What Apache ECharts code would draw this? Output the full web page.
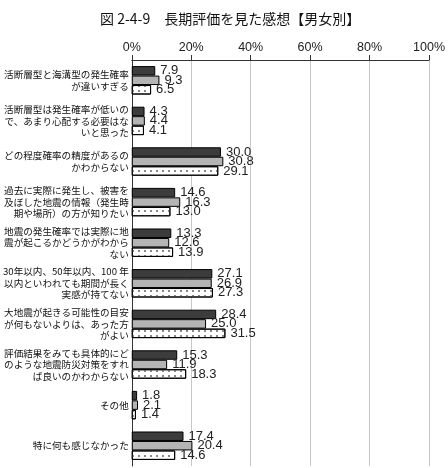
<!DOCTYPE html>
<html><head><meta charset="utf-8">
<script src="https://cdn.jsdelivr.net/npm/echarts@6/dist/echarts.min.js"></script>
<style>html,body{margin:0;padding:0;background:#fff}#c{width:448px;height:468px}</style>
</head><body><div id="c"></div>
<script>
const categories = [
  "活断層型と海溝型の発生確率\nが違いすぎる",
  "活断層型は発生確率が低いの\nで、あまり心配する必要はな\nいと思った",
  "どの程度確率の精度があるの\nかわからない",
  "過去に実際に発生し、被害を\n及ぼした地震の情報（発生時\n期や場所）の方が知りたい",
  "地震の発生確率では実際に地\n震が起こるかどうかがわから\nない",
  "30年以内、50年以内、100 年\n以内といわれても期間が長く\n実感が持てない",
  "大地震が起きる可能性の目安\nが何もないよりは、あった方\nがよい",
  "評価結果をみても具体的にど\nのような地震防災対策をすれ\nば良いのかわからない",
  "その他",
  "特に何も感じなかった"
];
const seriesNames = ["全体", "男性", "女性"];
const valuesAll = [7.9, 4.3, 30.0, 14.6, 13.3, 27.1, 28.4, 15.3, 1.8, 17.4];
const valuesMale = [9.3, 4.4, 30.8, 16.3, 12.6, 26.9, 25.0, 11.9, 2.1, 20.4];
const valuesFemale = [6.5, 4.1, 29.1, 13.0, 13.9, 27.3, 31.5, 18.3, 1.4, 14.6];
const xTicks = [0, 20, 40, 60, 80, 100];

const chart = echarts.init(document.getElementById('c'), null, {renderer: 'canvas'});
const labelCfg = {
  show: true, position: 'right', distance: 5,
  fontFamily: 'Liberation Sans, Arial, sans-serif', fontSize: 13, color: '#222',
  formatter: p => p.value.toFixed(1)
};
function mk(name, data, color, decal) {
  const s = {
    name, type: 'bar', data, barGap: '0%', barCategoryGap: '30%',
    itemStyle: {color, borderColor: '#000', borderWidth: 1},
    label: labelCfg, animation: false
  };
  if (decal) s.itemStyle.decal = decal;
  return s;
}
chart.setOption({
  animation: false,
  title: {
    text: '図 2-4-9　長期評価を見た感想【男女別】',
    left: 95, top: 7,
    textStyle: {fontFamily: 'Noto Sans CJK JP', fontSize: 14, fontWeight: 'normal', color: '#111'}
  },
  grid: {left: 130, right: 14, top: 60, bottom: 2, containLabel: false},
  xAxis: {
    type: 'value', position: 'top', min: xTicks[0], max: xTicks[xTicks.length - 1], interval: 20,
    axisLine: {show: true, lineStyle: {color: '#333'}},
    axisTick: {show: true, length: 5, lineStyle: {color: '#333'}},
    axisLabel: {formatter: '{value}%', fontFamily: 'Liberation Sans, Arial, sans-serif', fontSize: 12.5, color: '#222', margin: 6},
    splitLine: {show: true, lineStyle: {color: '#c8c8c8'}}
  },
  yAxis: {
    type: 'category', inverse: true, data: categories,
    axisLine: {show: true, lineStyle: {color: '#333'}},
    axisTick: {show: false},
    axisLabel: {fontFamily: 'Noto Sans CJK JP', fontSize: 9.6, lineHeight: 11.5, color: '#111', margin: 3, align: 'right'}
  },
  series: [
    mk(seriesNames[0], valuesAll, '#3c3c3c'),
    mk(seriesNames[1], valuesMale, '#b4b4b4'),
    mk(seriesNames[2], valuesFemale, '#ffffff', {
      symbol: 'rect', symbolSize: 1, color: '#888',
      dashArrayX: [[1.5, 3.5]], dashArrayY: [1.5, 2.5], rotation: 0
    })
  ]
});
</script></body></html>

________________________________________

_THE TASK_
Transcribe all the data word for word; the images stay out.

_EXERCISE RESULT_
What Apache ECharts code would draw this? Output the full web page.
<!DOCTYPE html>
<html><head><meta charset="utf-8">
<script src="https://cdn.jsdelivr.net/npm/echarts@6/dist/echarts.min.js"></script>
<style>html,body{margin:0;padding:0;background:#fff}#c{width:448px;height:468px}</style>
</head><body><div id="c"></div>
<script>
const categories = [
  "活断層型と海溝型の発生確率\nが違いすぎる",
  "活断層型は発生確率が低いの\nで、あまり心配する必要はな\nいと思った",
  "どの程度確率の精度があるの\nかわからない",
  "過去に実際に発生し、被害を\n及ぼした地震の情報（発生時\n期や場所）の方が知りたい",
  "地震の発生確率では実際に地\n震が起こるかどうかがわから\nない",
  "30年以内、50年以内、100 年\n以内といわれても期間が長く\n実感が持てない",
  "大地震が起きる可能性の目安\nが何もないよりは、あった方\nがよい",
  "評価結果をみても具体的にど\nのような地震防災対策をすれ\nば良いのかわからない",
  "その他",
  "特に何も感じなかった"
];
const seriesNames = ["全体", "男性", "女性"];
const valuesAll = [7.9, 4.3, 30.0, 14.6, 13.3, 27.1, 28.4, 15.3, 1.8, 17.4];
const valuesMale = [9.3, 4.4, 30.8, 16.3, 12.6, 26.9, 25.0, 11.9, 2.1, 20.4];
const valuesFemale = [6.5, 4.1, 29.1, 13.0, 13.9, 27.3, 31.5, 18.3, 1.4, 14.6];
const xTicks = [0, 20, 40, 60, 80, 100];

const chart = echarts.init(document.getElementById('c'), null, {renderer: 'canvas'});
const labelCfg = {
  show: true, position: 'right', distance: 5,
  fontFamily: 'Liberation Sans, Arial, sans-serif', fontSize: 13, color: '#222',
  formatter: p => p.value.toFixed(1)
};
function mk(name, data, color, decal) {
  const s = {
    name, type: 'bar', data, barGap: '0%', barCategoryGap: '30%',
    itemStyle: {color, borderColor: '#000', borderWidth: 1},
    label: labelCfg, animation: false
  };
  if (decal) s.itemStyle.decal = decal;
  return s;
}
chart.setOption({
  animation: false,
  title: {
    text: '図 2-4-9　長期評価を見た感想【男女別】',
    left: 95, top: 7,
    textStyle: {fontFamily: 'Noto Sans CJK JP', fontSize: 14, fontWeight: 'normal', color: '#111'}
  },
  grid: {left: 130, right: 14, top: 60, bottom: 2, containLabel: false},
  xAxis: {
    type: 'value', position: 'top', min: xTicks[0], max: xTicks[xTicks.length - 1], interval: 20,
    axisLine: {show: true, lineStyle: {color: '#333'}},
    axisTick: {show: true, length: 5, lineStyle: {color: '#333'}},
    axisLabel: {formatter: '{value}%', fontFamily: 'Liberation Sans, Arial, sans-serif', fontSize: 12.5, color: '#222', margin: 6},
    splitLine: {show: true, lineStyle: {color: '#c8c8c8'}}
  },
  yAxis: {
    type: 'category', inverse: true, data: categories,
    axisLine: {show: true, lineStyle: {color: '#333'}},
    axisTick: {show: false},
    axisLabel: {fontFamily: 'Noto Sans CJK JP', fontSize: 9.6, lineHeight: 11.5, color: '#111', margin: 3, align: 'right'}
  },
  series: [
    mk(seriesNames[0], valuesAll, '#3c3c3c'),
    mk(seriesNames[1], valuesMale, '#b4b4b4'),
    mk(seriesNames[2], valuesFemale, '#ffffff', {
      symbol: 'rect', symbolSize: 1, color: '#888',
      dashArrayX: [[1.5, 3.5]], dashArrayY: [1.5, 2.5], rotation: 0
    })
  ]
});
</script></body></html>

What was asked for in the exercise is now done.